In our experience, the entire process of interacting with various stakeholders, particularly the legal team, can be very time consuming. Therefore, we incorporate adequate time in our grant applications and our personal/study team timelines. Furthermore, we include adequate funding for stakeholder-related resources in our grant applications, which is helpful when our research team needs to pursue data-sharing partnerships with alternative stakeholders to achieve our research aims. Presenting creative solutions to problems and leveraging CBPR principles have facilitated introductions to alternative partners in some cases (Figure 1). For example, in a recent four-year research project, we experienced significant delays in sharing data with a stakeholder because of its legal and regulatory processes that lasted over 18 months.

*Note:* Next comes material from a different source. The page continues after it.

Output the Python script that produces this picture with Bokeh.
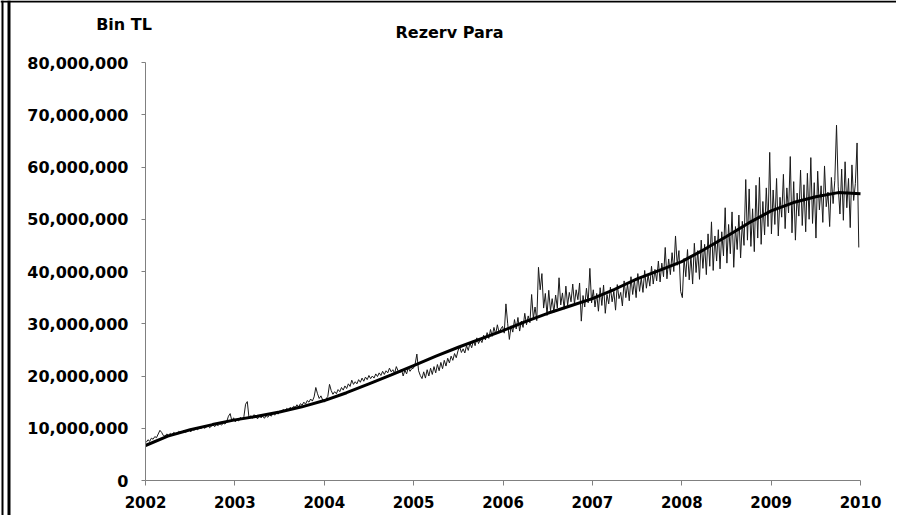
from bokeh.plotting import figure
from bokeh.models import FixedTicker, NumeralTickFormatter, Range1d
from bokeh.core.properties import value
from bokeh.embed import file_html
from bokeh.resources import INLINE

title_text = "Rezerv Para"
unit_text = "Bin TL"

year_ticks = [2002, 2003, 2004, 2005, 2006, 2007, 2008, 2009, 2010]
value_ticks = [0, 10000000, 20000000, 30000000, 40000000, 50000000, 60000000, 70000000, 80000000]

# weekly reserve money, million TL
reserve_2002 = [7.3, 7.8, 7.5, 8.1, 7.9, 8.4, 8.2, 8.9, 9.6, 9.2, 8.6, 8.5, 8.9, 8.7, 9.0, 8.8, 9.2, 9.0, 8.9, 9.4,
                9.1, 9.3, 9.6, 9.2, 9.5, 9.7, 9.3, 9.8, 9.6, 10.0, 9.7, 10.1, 9.9, 10.3, 10.0, 10.2, 10.5, 10.1, 10.4, 10.6,
                10.3, 10.7, 10.5, 10.9, 10.6, 11.0, 10.8, 11.3, 12.3, 12.8, 11.4, 12.0]
reserve_2003 = [11.2, 11.6, 11.4, 12.1, 11.7, 12.2, 14.6, 15.1, 12.0, 12.4, 11.9, 12.6, 12.2, 11.8, 12.5, 12.0, 12.3, 11.9, 12.4, 12.1,
                12.6, 12.3, 12.9, 12.5, 13.0, 12.7, 13.3, 13.0, 13.6, 13.2, 13.8, 13.5, 14.0, 13.7, 14.2, 14.0, 14.5, 14.1, 14.7, 14.4,
                15.0, 14.6, 15.3, 15.0, 15.6, 15.2, 16.0, 17.8, 16.6, 15.7, 16.2, 15.4]
reserve_2004 = [15.0, 15.6, 16.1, 18.4, 17.2, 16.5, 17.0, 16.6, 17.4, 17.0, 17.8, 17.3, 18.1, 17.6, 18.5, 18.0, 19.2, 18.4, 18.9, 18.5,
                19.3, 18.8, 19.6, 19.0, 19.8, 19.3, 20.1, 19.5, 20.0, 19.6, 20.4, 19.9, 20.6, 20.1, 20.9, 20.3, 21.0, 20.6, 21.5, 20.8,
                21.2, 20.5, 21.8, 21.0, 20.6, 21.3, 20.0, 21.1, 20.4, 21.6, 20.9, 21.4]
reserve_2005 = [21.5, 22.3, 24.2, 21.0, 20.1, 19.5, 20.8, 19.6, 21.2, 20.0, 21.5, 20.3, 21.8, 20.6, 22.2, 21.0, 22.6, 21.4, 23.0, 21.9,
                23.4, 22.5, 23.8, 23.0, 24.3, 23.5, 24.8, 25.6, 24.5, 25.2, 24.4, 25.8, 24.9, 26.3, 25.4, 26.8, 25.8, 27.3, 26.2, 27.0,
                26.4, 27.8, 26.9, 28.3, 27.2, 28.9, 27.6, 29.3, 28.0, 29.8, 28.3, 29.0]
reserve_2006 = [29.5, 28.2, 33.8, 30.1, 27.0, 29.6, 28.4, 30.8, 29.0, 31.2, 28.6, 30.5, 29.3, 32.0, 29.8, 31.5, 30.2, 35.6, 31.0, 33.2,
                30.6, 40.8, 36.5, 39.6, 33.0, 35.8, 31.6, 36.4, 32.5, 34.8, 32.2, 35.5, 33.0, 38.8, 33.6, 35.9, 32.8, 37.2, 33.5, 36.0,
                34.2, 37.6, 33.8, 36.5, 34.6, 37.8, 30.5, 35.4, 33.2, 36.8, 34.0, 40.6]
reserve_2007 = [34.0, 36.5, 33.2, 35.8, 32.4, 36.9, 33.5, 37.4, 32.0, 35.6, 33.8, 37.0, 34.2, 36.2, 32.6, 37.5, 34.8, 36.0, 33.4, 38.2,
                35.0, 37.6, 34.4, 39.0, 35.6, 38.4, 35.0, 39.6, 36.2, 38.8, 36.0, 40.2, 36.8, 39.4, 37.2, 41.0, 37.6, 40.4, 38.2, 42.0,
                38.0, 41.6, 39.0, 44.6, 38.6, 42.4, 39.4, 43.6, 40.0, 46.8, 41.2, 44.0]
reserve_2008 = [36.2, 35.0, 42.5, 39.0, 44.2, 38.4, 43.0, 37.6, 45.4, 39.8, 44.0, 38.5, 46.0, 40.6, 45.2, 39.4, 47.2, 41.0, 49.5, 40.2,
                46.8, 42.0, 48.0, 40.5, 47.6, 43.0, 52.2, 41.6, 49.0, 43.4, 51.4, 40.8, 48.6, 44.2, 50.8, 42.6, 49.6, 45.0, 57.6, 46.0,
                55.8, 44.8, 52.0, 43.8, 56.5, 46.4, 58.0, 45.2, 53.4, 47.0, 56.0, 48.6]
reserve_2009 = [62.8, 47.2, 55.6, 49.0, 57.8, 46.8, 54.2, 50.4, 58.6, 48.2, 56.0, 51.2, 62.0, 47.4, 57.2, 46.0, 55.0, 50.6, 59.4, 48.8,
                56.6, 47.6, 58.8, 50.0, 61.8, 49.2, 57.0, 46.4, 59.2, 51.8, 56.4, 49.4, 60.2, 52.4, 55.2, 48.6, 58.0, 53.0, 57.4, 68.0,
                56.2, 51.0, 59.6, 49.8, 61.0, 52.2, 57.8, 48.4, 60.4, 53.6, 56.8, 64.6]
reserve_2010 = [44.6]

# smooth trend, million TL, quarterly
trend_years = [2002.0, 2002.25, 2002.5, 2002.75, 2003.0, 2003.25, 2003.5, 2003.75, 2004.0, 2004.25, 2004.5,
               2004.75, 2005.0, 2005.25, 2005.5, 2005.75, 2006.0, 2006.25, 2006.5, 2006.75, 2007.0, 2007.25,
               2007.5, 2007.75, 2008.0, 2008.25, 2008.5, 2008.75, 2009.0, 2009.25, 2009.5, 2009.75, 2010.0]
trend_values = [6.7, 8.5, 9.7, 10.7, 11.6, 12.3, 13.1, 14.1, 15.3, 16.8, 18.5,
                20.2, 22.0, 23.8, 25.5, 27.1, 28.7, 30.4, 32.0, 33.4, 34.8, 36.6,
                38.6, 40.2, 41.9, 44.2, 46.7, 49.3, 51.6, 53.2, 54.3, 55.1, 54.9]

weekly = (reserve_2002 + reserve_2003 + reserve_2004 + reserve_2005 + reserve_2006
          + reserve_2007 + reserve_2008 + reserve_2009 + reserve_2010)
week_x = [2002 + (3 + 7 * i) / 365.25 for i in range(len(weekly))]
week_y = [v * 1e6 for v in weekly]
trend_y = [v * 1e6 for v in trend_values]

# layout (pixels): canvas 896 x 515, axes cross at (145, 480), 2010 at 860, 80,000,000 at 62
W, H = 896, 515
ax_left, ax_bottom = 145, 480
px_per_year = 715 / 8
px_per_unit = 418 / 80000000
x_lo = 2002 - ax_left / px_per_year
x_hi = 2002 + (W - ax_left) / px_per_year
y_lo = -(H - ax_bottom) / px_per_unit
y_hi = ax_bottom / px_per_unit

p = figure(width=W, height=H, output_backend="svg", toolbar_location=None,
           x_range=Range1d(x_lo, x_hi), y_range=Range1d(y_lo, y_hi), min_border=0)
p.background_fill_color = "white"
p.border_fill_color = "white"
p.outline_line_color = None
p.xgrid.visible = False
p.ygrid.visible = False

# picture frame: double line on the left, single line on top
p.segment(x0=[x_lo + 2 / px_per_year, x_lo + 8.5 / px_per_year], y0=[y_lo, y_lo],
          x1=[x_lo + 2 / px_per_year, x_lo + 8.5 / px_per_year], y1=[y_hi, y_hi],
          line_color="black", line_width=[2, 3])
p.segment(x0=[x_lo], y0=[y_hi - 1 / px_per_unit], x1=[x_hi], y1=[y_hi - 1 / px_per_unit],
          line_color="black", line_width=2)

p.line(week_x, week_y, line_color="#1a1a1a", line_width=1)
p.line(trend_years, trend_y, line_color="black", line_width=3)

font = "DejaVu Sans"
for ax in (p.xaxis[0], p.yaxis[0]):
    ax.axis_line_color = "#808080"
    ax.major_tick_line_color = "#808080"
    ax.minor_tick_line_color = None
    ax.major_tick_in = 0
    ax.major_label_text_font = font
    ax.major_label_text_font_style = "bold"
    ax.major_label_text_color = "black"

p.xaxis.ticker = FixedTicker(ticks=year_ticks)
p.xaxis.formatter = NumeralTickFormatter(format="0")
p.xaxis.bounds = (year_ticks[0], year_ticks[-1])
p.xaxis.fixed_location = value_ticks[0]
p.xaxis.major_tick_out = 5
p.xaxis.major_label_text_font_size = "15px"
p.xaxis.major_label_standoff = 10

p.yaxis.ticker = FixedTicker(ticks=value_ticks)
p.yaxis.formatter = NumeralTickFormatter(format="0,0")
p.yaxis.bounds = (value_ticks[0], value_ticks[-1])
p.yaxis.fixed_location = year_ticks[0]
p.yaxis.major_tick_out = 4
p.yaxis.major_label_text_font_size = "16px"
p.yaxis.major_label_standoff = 13

# chart title and unit (positions in pixels converted through the scales)
p.text(x=[2002 + (449 - ax_left) / px_per_year], y=[(ax_bottom - 32) / px_per_unit], text=[title_text],
       text_font=value(font), text_font_style="bold", text_font_size="16px",
       text_align="center", text_baseline="alphabetic", text_color="black")
p.text(x=[2002 + (123.5 - ax_left) / px_per_year], y=[(ax_bottom - 24) / px_per_unit], text=[unit_text],
       text_font=value(font), text_font_style="bold", text_font_size="16px",
       text_align="center", text_baseline="alphabetic", text_color="black")

open("out.html", "w").write(file_html(p, INLINE))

During this process, however, we established strong ties with our institutional HIPAA compliance program such that we are a resource for other investigators in sharing similar data and in establishing procedures not previously available for our own more expedited data access in the future.

Conclusions and Next Steps

Leveraging non-traditional biomedical data and non-biomedical data, along with EHR and claims data, for a holistic picture is essential to population health research [6]. Data sharing is a powerful tool in this research endeavor, but significant barriers hinder data-sharing partnerships [1]. By aspiring toward CBPR principles of engaging, developing, and maintaining partnerships [13], we have overcome barriers to data sharing and have achieved success with various data-sharing partnerships. In this paper, we shared a solutions-based process model to encourage and guide others, whether or not in academia, to engage in data-sharing partnerships.

Because a number of barriers may arise, data-sharing projects are rarely linear. Even when a research team implements each of the solutions (clear communication, preparation, funding/support, non-monetary benefits and regulatory assurances), some data-sharing projects may not come to fruition. Although disappointing, team members should not lose hope. By continuing to aspire toward CBPR principles like interacting in a respectful manner with the leadership and others in the organization, viable partnerships may emerge.

As a next step, it would be helpful to systematically study data-sharing projects to clarify which elements of a solutions-based approach are particularly important for successful partnerships. Moreover, the organizational climate is a factor worth studying because it relates both to barriers and to the viability of solutions.

In sum, a CBPR framework can be helpful in understanding how best to partner with agencies for data-sharing purposes [14]. A core feature of a CBPR framework is building collaborative partnerships in all research phases. Our team has found that long-term and sustainable partnerships are what yield the most rewarding and impactful data-sharing research.